What you will do
Retype all material exactly. Pictures stay out of the copy.

Given material
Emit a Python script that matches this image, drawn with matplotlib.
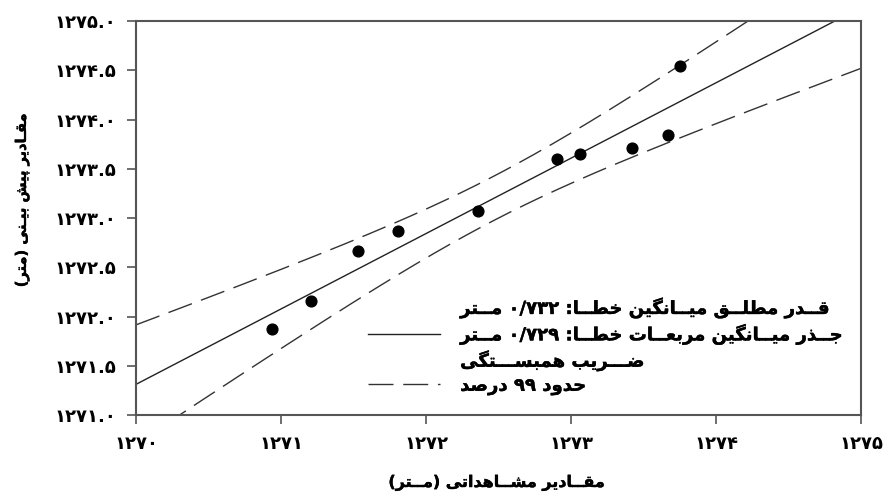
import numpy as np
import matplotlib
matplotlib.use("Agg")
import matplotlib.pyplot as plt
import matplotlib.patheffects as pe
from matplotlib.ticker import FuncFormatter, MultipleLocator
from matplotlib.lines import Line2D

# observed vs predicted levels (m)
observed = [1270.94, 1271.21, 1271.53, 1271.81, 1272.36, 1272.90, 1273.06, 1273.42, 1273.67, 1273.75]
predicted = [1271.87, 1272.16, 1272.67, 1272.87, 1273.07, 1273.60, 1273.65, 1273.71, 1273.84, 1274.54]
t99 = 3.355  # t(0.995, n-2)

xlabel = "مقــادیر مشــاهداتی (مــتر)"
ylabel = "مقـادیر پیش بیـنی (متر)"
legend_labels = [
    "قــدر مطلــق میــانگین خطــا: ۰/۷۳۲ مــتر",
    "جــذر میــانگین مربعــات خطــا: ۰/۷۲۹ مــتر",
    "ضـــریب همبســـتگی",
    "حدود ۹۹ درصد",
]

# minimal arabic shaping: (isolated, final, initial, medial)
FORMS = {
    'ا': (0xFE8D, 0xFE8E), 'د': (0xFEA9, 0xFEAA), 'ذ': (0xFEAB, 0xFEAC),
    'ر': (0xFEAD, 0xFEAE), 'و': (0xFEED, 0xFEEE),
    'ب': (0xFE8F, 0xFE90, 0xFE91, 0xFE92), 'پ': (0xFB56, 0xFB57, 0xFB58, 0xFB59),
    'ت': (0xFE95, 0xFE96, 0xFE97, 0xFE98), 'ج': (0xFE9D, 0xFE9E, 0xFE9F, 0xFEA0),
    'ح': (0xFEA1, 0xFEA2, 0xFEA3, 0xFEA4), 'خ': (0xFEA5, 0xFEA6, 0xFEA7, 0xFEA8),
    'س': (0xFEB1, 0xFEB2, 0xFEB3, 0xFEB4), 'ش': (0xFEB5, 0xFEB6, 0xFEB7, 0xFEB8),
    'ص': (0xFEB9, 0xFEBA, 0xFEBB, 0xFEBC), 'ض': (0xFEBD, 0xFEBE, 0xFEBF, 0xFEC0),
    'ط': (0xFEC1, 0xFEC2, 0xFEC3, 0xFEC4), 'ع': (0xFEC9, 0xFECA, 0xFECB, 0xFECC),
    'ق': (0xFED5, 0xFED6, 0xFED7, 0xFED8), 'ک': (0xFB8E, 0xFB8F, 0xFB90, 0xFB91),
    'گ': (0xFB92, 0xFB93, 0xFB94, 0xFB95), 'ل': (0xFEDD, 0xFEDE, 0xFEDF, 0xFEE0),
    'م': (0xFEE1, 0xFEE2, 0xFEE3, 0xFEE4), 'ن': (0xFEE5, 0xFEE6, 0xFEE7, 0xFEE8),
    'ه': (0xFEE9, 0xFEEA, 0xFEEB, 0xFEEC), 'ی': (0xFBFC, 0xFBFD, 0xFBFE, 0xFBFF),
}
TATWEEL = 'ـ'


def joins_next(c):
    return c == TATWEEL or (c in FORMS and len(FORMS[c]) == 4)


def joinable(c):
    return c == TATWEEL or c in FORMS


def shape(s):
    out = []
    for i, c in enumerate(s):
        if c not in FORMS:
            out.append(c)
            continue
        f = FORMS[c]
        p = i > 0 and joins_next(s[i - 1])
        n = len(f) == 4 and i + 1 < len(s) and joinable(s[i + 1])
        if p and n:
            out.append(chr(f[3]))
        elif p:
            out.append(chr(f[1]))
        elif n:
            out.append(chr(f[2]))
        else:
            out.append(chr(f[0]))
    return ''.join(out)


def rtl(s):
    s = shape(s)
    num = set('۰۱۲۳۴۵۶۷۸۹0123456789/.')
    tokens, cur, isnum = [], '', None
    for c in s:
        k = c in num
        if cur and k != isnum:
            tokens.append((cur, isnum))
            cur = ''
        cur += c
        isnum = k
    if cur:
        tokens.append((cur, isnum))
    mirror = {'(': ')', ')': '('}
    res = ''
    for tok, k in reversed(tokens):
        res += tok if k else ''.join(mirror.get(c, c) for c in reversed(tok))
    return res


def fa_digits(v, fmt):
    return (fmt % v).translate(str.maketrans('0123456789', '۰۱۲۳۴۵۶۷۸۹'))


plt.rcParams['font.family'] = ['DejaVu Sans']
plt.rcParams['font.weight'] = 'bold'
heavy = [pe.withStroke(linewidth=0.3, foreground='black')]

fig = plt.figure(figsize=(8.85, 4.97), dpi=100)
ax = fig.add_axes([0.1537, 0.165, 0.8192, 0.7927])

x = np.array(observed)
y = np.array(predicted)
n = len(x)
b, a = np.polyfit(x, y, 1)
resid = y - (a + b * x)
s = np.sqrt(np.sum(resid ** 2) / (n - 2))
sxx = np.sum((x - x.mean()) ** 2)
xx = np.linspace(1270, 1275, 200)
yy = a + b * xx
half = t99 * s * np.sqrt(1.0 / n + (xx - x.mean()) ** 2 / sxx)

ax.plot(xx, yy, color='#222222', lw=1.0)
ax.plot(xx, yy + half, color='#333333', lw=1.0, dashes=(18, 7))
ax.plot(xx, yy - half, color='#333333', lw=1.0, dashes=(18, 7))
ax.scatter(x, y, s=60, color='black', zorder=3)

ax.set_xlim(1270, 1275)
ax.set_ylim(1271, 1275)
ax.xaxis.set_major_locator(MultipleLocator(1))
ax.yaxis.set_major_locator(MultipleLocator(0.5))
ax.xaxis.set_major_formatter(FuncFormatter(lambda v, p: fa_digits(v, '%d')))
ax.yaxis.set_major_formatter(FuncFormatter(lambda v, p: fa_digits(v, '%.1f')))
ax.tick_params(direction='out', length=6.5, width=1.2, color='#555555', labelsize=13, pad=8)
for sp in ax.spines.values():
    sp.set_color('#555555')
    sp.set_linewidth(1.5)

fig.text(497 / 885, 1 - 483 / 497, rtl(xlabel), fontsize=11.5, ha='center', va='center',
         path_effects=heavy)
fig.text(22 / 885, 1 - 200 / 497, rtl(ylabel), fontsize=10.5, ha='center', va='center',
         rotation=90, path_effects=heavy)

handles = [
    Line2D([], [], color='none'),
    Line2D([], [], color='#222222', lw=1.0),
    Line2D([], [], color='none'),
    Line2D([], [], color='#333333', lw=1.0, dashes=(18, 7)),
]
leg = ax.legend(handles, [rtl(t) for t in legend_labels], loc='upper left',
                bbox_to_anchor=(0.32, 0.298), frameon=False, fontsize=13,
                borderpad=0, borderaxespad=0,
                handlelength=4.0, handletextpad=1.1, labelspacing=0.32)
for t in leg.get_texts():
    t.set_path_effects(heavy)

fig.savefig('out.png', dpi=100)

Task response
Emit a Python script that matches this image, drawn with matplotlib.
import numpy as np
import matplotlib
matplotlib.use("Agg")
import matplotlib.pyplot as plt
import matplotlib.patheffects as pe
from matplotlib.ticker import FuncFormatter, MultipleLocator
from matplotlib.lines import Line2D

# observed vs predicted levels (m)
observed = [1270.94, 1271.21, 1271.53, 1271.81, 1272.36, 1272.90, 1273.06, 1273.42, 1273.67, 1273.75]
predicted = [1271.87, 1272.16, 1272.67, 1272.87, 1273.07, 1273.60, 1273.65, 1273.71, 1273.84, 1274.54]
t99 = 3.355  # t(0.995, n-2)

xlabel = "مقــادیر مشــاهداتی (مــتر)"
ylabel = "مقـادیر پیش بیـنی (متر)"
legend_labels = [
    "قــدر مطلــق میــانگین خطــا: ۰/۷۳۲ مــتر",
    "جــذر میــانگین مربعــات خطــا: ۰/۷۲۹ مــتر",
    "ضـــریب همبســـتگی",
    "حدود ۹۹ درصد",
]

# minimal arabic shaping: (isolated, final, initial, medial)
FORMS = {
    'ا': (0xFE8D, 0xFE8E), 'د': (0xFEA9, 0xFEAA), 'ذ': (0xFEAB, 0xFEAC),
    'ر': (0xFEAD, 0xFEAE), 'و': (0xFEED, 0xFEEE),
    'ب': (0xFE8F, 0xFE90, 0xFE91, 0xFE92), 'پ': (0xFB56, 0xFB57, 0xFB58, 0xFB59),
    'ت': (0xFE95, 0xFE96, 0xFE97, 0xFE98), 'ج': (0xFE9D, 0xFE9E, 0xFE9F, 0xFEA0),
    'ح': (0xFEA1, 0xFEA2, 0xFEA3, 0xFEA4), 'خ': (0xFEA5, 0xFEA6, 0xFEA7, 0xFEA8),
    'س': (0xFEB1, 0xFEB2, 0xFEB3, 0xFEB4), 'ش': (0xFEB5, 0xFEB6, 0xFEB7, 0xFEB8),
    'ص': (0xFEB9, 0xFEBA, 0xFEBB, 0xFEBC), 'ض': (0xFEBD, 0xFEBE, 0xFEBF, 0xFEC0),
    'ط': (0xFEC1, 0xFEC2, 0xFEC3, 0xFEC4), 'ع': (0xFEC9, 0xFECA, 0xFECB, 0xFECC),
    'ق': (0xFED5, 0xFED6, 0xFED7, 0xFED8), 'ک': (0xFB8E, 0xFB8F, 0xFB90, 0xFB91),
    'گ': (0xFB92, 0xFB93, 0xFB94, 0xFB95), 'ل': (0xFEDD, 0xFEDE, 0xFEDF, 0xFEE0),
    'م': (0xFEE1, 0xFEE2, 0xFEE3, 0xFEE4), 'ن': (0xFEE5, 0xFEE6, 0xFEE7, 0xFEE8),
    'ه': (0xFEE9, 0xFEEA, 0xFEEB, 0xFEEC), 'ی': (0xFBFC, 0xFBFD, 0xFBFE, 0xFBFF),
}
TATWEEL = 'ـ'


def joins_next(c):
    return c == TATWEEL or (c in FORMS and len(FORMS[c]) == 4)


def joinable(c):
    return c == TATWEEL or c in FORMS


def shape(s):
    out = []
    for i, c in enumerate(s):
        if c not in FORMS:
            out.append(c)
            continue
        f = FORMS[c]
        p = i > 0 and joins_next(s[i - 1])
        n = len(f) == 4 and i + 1 < len(s) and joinable(s[i + 1])
        if p and n:
            out.append(chr(f[3]))
        elif p:
            out.append(chr(f[1]))
        elif n:
            out.append(chr(f[2]))
        else:
            out.append(chr(f[0]))
    return ''.join(out)


def rtl(s):
    s = shape(s)
    num = set('۰۱۲۳۴۵۶۷۸۹0123456789/.')
    tokens, cur, isnum = [], '', None
    for c in s:
        k = c in num
        if cur and k != isnum:
            tokens.append((cur, isnum))
            cur = ''
        cur += c
        isnum = k
    if cur:
        tokens.append((cur, isnum))
    mirror = {'(': ')', ')': '('}
    res = ''
    for tok, k in reversed(tokens):
        res += tok if k else ''.join(mirror.get(c, c) for c in reversed(tok))
    return res


def fa_digits(v, fmt):
    return (fmt % v).translate(str.maketrans('0123456789', '۰۱۲۳۴۵۶۷۸۹'))


plt.rcParams['font.family'] = ['DejaVu Sans']
plt.rcParams['font.weight'] = 'bold'
heavy = [pe.withStroke(linewidth=0.3, foreground='black')]

fig = plt.figure(figsize=(8.85, 4.97), dpi=100)
ax = fig.add_axes([0.1537, 0.165, 0.8192, 0.7927])

x = np.array(observed)
y = np.array(predicted)
n = len(x)
b, a = np.polyfit(x, y, 1)
resid = y - (a + b * x)
s = np.sqrt(np.sum(resid ** 2) / (n - 2))
sxx = np.sum((x - x.mean()) ** 2)
xx = np.linspace(1270, 1275, 200)
yy = a + b * xx
half = t99 * s * np.sqrt(1.0 / n + (xx - x.mean()) ** 2 / sxx)

ax.plot(xx, yy, color='#222222', lw=1.0)
ax.plot(xx, yy + half, color='#333333', lw=1.0, dashes=(18, 7))
ax.plot(xx, yy - half, color='#333333', lw=1.0, dashes=(18, 7))
ax.scatter(x, y, s=60, color='black', zorder=3)

ax.set_xlim(1270, 1275)
ax.set_ylim(1271, 1275)
ax.xaxis.set_major_locator(MultipleLocator(1))
ax.yaxis.set_major_locator(MultipleLocator(0.5))
ax.xaxis.set_major_formatter(FuncFormatter(lambda v, p: fa_digits(v, '%d')))
ax.yaxis.set_major_formatter(FuncFormatter(lambda v, p: fa_digits(v, '%.1f')))
ax.tick_params(direction='out', length=6.5, width=1.2, color='#555555', labelsize=13, pad=8)
for sp in ax.spines.values():
    sp.set_color('#555555')
    sp.set_linewidth(1.5)

fig.text(497 / 885, 1 - 483 / 497, rtl(xlabel), fontsize=11.5, ha='center', va='center',
         path_effects=heavy)
fig.text(22 / 885, 1 - 200 / 497, rtl(ylabel), fontsize=10.5, ha='center', va='center',
         rotation=90, path_effects=heavy)

handles = [
    Line2D([], [], color='none'),
    Line2D([], [], color='#222222', lw=1.0),
    Line2D([], [], color='none'),
    Line2D([], [], color='#333333', lw=1.0, dashes=(18, 7)),
]
leg = ax.legend(handles, [rtl(t) for t in legend_labels], loc='upper left',
                bbox_to_anchor=(0.32, 0.298), frameon=False, fontsize=13,
                borderpad=0, borderaxespad=0,
                handlelength=4.0, handletextpad=1.1, labelspacing=0.32)
for t in leg.get_texts():
    t.set_path_effects(heavy)

fig.savefig('out.png', dpi=100)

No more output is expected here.